While most employees do complain about unreasonable bosses, some make a habit out of it. Some employees feel that by letting out their grievances to another person, they are reducing the stress that they feel for having a terrible boss or working on a horrible business environment.
Complaining might make employees feel much lighter right after especially when something productive comes from it like receiving a well thought of advice from a colleague. However, most often than not, complaining to other people about a horrible boss will only stress them out and it will not directly address the problem.
If complaining cannot be stopped, then employees should at least know when not to talk about their dreadful boss. While other people might understand the problem, some will probably think that employees would rather complain than tell their bosses about their complaints.

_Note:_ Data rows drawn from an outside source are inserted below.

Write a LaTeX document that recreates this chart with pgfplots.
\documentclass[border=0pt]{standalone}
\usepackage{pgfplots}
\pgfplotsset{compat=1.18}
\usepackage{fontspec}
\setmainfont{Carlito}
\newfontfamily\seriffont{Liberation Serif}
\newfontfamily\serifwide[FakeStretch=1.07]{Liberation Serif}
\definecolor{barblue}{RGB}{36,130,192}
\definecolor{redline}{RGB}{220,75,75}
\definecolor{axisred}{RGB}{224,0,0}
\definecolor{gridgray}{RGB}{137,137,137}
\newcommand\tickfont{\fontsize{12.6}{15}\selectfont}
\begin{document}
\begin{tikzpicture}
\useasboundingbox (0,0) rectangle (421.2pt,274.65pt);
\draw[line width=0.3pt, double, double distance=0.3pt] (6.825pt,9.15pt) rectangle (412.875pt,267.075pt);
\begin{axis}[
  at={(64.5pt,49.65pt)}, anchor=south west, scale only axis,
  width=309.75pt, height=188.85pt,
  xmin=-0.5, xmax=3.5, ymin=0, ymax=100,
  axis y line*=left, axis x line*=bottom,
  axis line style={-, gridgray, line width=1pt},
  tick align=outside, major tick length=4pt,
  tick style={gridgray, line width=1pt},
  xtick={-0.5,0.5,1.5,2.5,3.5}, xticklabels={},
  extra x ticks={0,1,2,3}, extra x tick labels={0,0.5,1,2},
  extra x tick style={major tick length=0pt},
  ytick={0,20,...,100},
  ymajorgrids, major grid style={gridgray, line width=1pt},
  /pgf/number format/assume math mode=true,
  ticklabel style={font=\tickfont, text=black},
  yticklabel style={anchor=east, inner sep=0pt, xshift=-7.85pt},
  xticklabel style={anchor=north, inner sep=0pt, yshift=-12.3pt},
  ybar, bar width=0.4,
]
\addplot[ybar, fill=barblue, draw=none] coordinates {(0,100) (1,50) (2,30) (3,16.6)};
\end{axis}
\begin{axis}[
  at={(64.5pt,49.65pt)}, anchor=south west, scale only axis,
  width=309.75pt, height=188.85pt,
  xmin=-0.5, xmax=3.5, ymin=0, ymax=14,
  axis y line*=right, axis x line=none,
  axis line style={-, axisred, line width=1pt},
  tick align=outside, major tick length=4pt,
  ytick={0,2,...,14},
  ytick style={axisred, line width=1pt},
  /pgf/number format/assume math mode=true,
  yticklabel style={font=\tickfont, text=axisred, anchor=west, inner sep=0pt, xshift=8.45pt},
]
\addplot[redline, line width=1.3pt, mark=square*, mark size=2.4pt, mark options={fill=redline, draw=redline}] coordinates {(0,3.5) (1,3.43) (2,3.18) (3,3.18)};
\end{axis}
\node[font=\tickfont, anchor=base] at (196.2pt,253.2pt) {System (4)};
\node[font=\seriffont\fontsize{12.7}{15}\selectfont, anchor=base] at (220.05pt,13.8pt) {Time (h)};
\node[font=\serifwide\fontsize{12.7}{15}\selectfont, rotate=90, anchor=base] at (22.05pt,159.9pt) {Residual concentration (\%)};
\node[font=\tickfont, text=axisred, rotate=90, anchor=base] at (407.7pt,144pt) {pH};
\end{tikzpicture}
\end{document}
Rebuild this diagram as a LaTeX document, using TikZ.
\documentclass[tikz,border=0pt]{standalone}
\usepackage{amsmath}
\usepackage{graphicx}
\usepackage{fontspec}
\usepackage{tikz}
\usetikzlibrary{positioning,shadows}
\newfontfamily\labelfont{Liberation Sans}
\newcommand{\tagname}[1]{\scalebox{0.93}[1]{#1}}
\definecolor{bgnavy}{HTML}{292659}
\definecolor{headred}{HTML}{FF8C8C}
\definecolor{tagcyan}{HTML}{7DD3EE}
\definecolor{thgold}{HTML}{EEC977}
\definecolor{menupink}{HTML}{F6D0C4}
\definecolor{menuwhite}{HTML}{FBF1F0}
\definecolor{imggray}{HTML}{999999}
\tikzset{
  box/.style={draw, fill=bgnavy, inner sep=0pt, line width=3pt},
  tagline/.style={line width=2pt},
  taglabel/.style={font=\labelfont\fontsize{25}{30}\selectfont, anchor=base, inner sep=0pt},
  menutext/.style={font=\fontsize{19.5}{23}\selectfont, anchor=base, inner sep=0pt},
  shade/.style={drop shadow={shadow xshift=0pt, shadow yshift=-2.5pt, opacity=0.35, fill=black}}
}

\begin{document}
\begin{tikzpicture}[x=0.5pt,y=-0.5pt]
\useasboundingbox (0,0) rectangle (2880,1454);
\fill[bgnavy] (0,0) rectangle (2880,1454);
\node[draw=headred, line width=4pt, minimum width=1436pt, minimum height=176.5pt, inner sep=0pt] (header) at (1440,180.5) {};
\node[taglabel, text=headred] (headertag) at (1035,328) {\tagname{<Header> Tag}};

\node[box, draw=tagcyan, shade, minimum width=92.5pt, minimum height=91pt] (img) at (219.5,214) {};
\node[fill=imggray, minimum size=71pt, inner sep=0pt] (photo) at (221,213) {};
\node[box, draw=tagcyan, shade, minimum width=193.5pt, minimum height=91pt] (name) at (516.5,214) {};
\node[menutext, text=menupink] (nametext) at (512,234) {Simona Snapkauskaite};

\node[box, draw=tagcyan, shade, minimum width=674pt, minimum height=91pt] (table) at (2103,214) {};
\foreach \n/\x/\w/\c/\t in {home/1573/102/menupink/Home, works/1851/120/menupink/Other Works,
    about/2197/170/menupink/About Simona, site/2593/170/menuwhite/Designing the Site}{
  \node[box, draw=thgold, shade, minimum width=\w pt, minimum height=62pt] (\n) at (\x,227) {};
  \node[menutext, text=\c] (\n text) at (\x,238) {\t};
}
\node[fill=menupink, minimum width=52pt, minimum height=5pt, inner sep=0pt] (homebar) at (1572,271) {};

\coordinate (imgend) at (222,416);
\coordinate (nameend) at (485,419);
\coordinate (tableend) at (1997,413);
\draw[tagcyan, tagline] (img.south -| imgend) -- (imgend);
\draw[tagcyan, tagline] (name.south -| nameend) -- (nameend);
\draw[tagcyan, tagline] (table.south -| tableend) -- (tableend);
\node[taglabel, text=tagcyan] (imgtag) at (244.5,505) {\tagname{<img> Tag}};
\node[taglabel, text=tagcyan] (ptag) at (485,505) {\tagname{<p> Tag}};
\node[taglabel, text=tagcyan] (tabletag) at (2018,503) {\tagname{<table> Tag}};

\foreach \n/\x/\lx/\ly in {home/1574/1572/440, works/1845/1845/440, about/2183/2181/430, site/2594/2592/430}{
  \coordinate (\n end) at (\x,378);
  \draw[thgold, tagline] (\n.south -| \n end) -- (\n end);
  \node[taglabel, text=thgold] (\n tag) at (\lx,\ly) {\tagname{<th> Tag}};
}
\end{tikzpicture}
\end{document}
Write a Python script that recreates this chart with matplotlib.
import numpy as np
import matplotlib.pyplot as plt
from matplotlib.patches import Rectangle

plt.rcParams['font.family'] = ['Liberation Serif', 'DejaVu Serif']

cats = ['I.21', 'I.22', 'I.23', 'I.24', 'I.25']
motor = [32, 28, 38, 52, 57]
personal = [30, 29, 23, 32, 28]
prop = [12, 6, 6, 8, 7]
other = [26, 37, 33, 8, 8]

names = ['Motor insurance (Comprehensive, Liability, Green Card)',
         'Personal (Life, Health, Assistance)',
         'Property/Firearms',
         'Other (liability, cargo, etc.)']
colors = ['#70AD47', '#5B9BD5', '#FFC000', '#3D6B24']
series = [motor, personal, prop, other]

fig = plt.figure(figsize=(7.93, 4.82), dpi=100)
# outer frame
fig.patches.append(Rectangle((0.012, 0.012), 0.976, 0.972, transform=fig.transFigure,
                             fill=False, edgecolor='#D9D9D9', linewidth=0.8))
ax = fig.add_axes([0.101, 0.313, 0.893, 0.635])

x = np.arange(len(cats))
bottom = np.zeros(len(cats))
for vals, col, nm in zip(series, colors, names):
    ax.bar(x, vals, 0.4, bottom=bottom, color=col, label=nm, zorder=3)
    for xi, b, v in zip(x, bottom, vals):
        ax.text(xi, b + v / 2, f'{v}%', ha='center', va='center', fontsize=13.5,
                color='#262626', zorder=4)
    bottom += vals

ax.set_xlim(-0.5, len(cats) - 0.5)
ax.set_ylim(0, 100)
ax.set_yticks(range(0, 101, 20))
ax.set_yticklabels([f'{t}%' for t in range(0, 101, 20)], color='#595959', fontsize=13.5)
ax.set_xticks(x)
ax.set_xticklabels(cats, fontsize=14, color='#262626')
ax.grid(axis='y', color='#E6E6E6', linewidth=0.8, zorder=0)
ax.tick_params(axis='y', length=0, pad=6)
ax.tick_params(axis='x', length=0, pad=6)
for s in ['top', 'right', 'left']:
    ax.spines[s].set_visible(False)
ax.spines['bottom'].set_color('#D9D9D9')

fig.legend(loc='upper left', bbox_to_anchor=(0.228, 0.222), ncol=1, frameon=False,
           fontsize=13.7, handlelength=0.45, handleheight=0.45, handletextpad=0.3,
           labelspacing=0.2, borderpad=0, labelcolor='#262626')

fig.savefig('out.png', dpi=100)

This does not reflect well on the employee since it suggests a lack of communication skills.
According to a report by Forbes, an employee who tells his or her future employer about the unforgivable sins of his or her previous boss could backfire on the employee. If an employee can go around spouting complaints about his or her previous boss, chances are he or she might do the same with the prospective employer. During interviews, it is best to highlight strengths and potential contribution to the new company rather than spent the entire hour talking badly about previous bosses or companies.
It is also not advisable to complain about terrible bosses during a break with colleagues. Gossips can easily fly around the office, and they can negatively affect an employee's career, especially when they reach the ears of bosses.